Sen. Graham’s reference to the Grenada invasion recalls a time when politics beyond the water’s edge, even with notable exceptions notwithstanding, was far less divisive than it is today. The current problem is exacerbated by the relentless pursuit of portraying Donald Trump as an illegitimate president, one who lacks the intelligence, experience, integrity, and even mental competence to run the country and represent it on the world stage. If Trump is for it, it must be bad, goes the theory. That strategy, employed for potential short-term political gain, is dangerous to America’s best interests. Consider President George W. Bush’s speech to Congress on September 20, 2001, just nine days after 9/11. America was as united as any of us younger than 80 ever remember it. If only we could find our unity again – without it resulting from the aftermath of a colossal tragedy – we would be unstoppable.
When we learned that Vladimir Putin tried to sabotage our election, many Americans expressed outrage – some innocently and sincerely, others simply feigning it, for they know all too well it is not the first time Russia – or other countries – attempted to do so, and when it comes to political sabotage, we are far from being angels ourselves. Where Putin succeeded was in fueling the raging feud that strongly divides the MAGA hat-wearers on the one hand and the TDS (Trump Derangement Syndrome) sufferers and Never-Trumpers on the other. And that doesn’t bode well in paying heed to Sens. Vandenberg’s and Graham’s words of wisdom.

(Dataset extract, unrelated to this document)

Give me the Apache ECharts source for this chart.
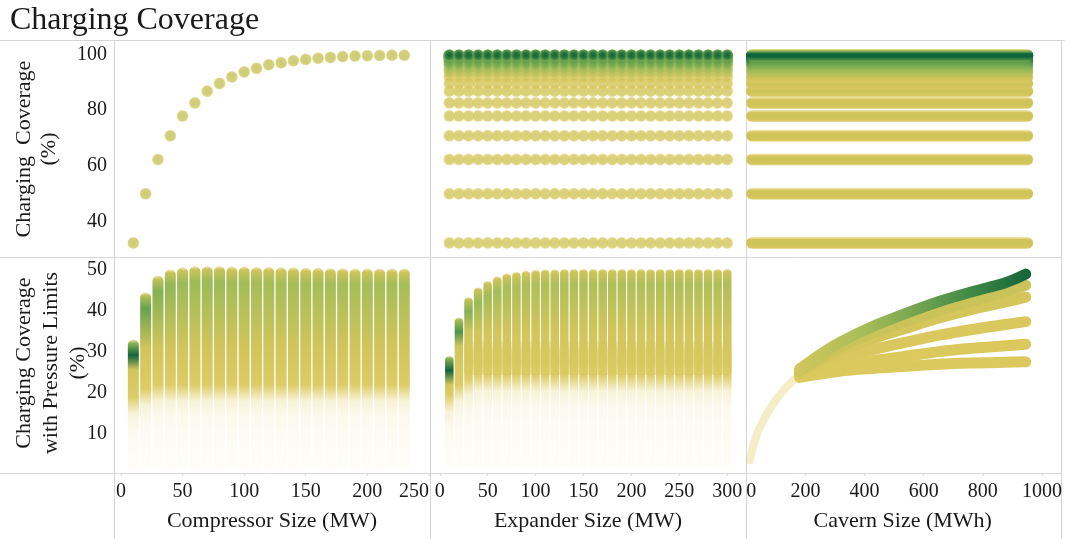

For those who didn’t yet read my column during the Obama years – or who may have forgotten what I wrote back then – I blasted the Republicans for criticizing the then-sitting president on issues beyond the water’s edge, and I often called them, among other things, downright un-American. Similarly, this latest piece is not a call to blindly glorify the president; rather, it is to give him the necessary support to wield a united American foreign policy on the world stage. There will always be time to bicker among ourselves about issues inside the water’s edge, such as abortion, healthcare, and even impeachment.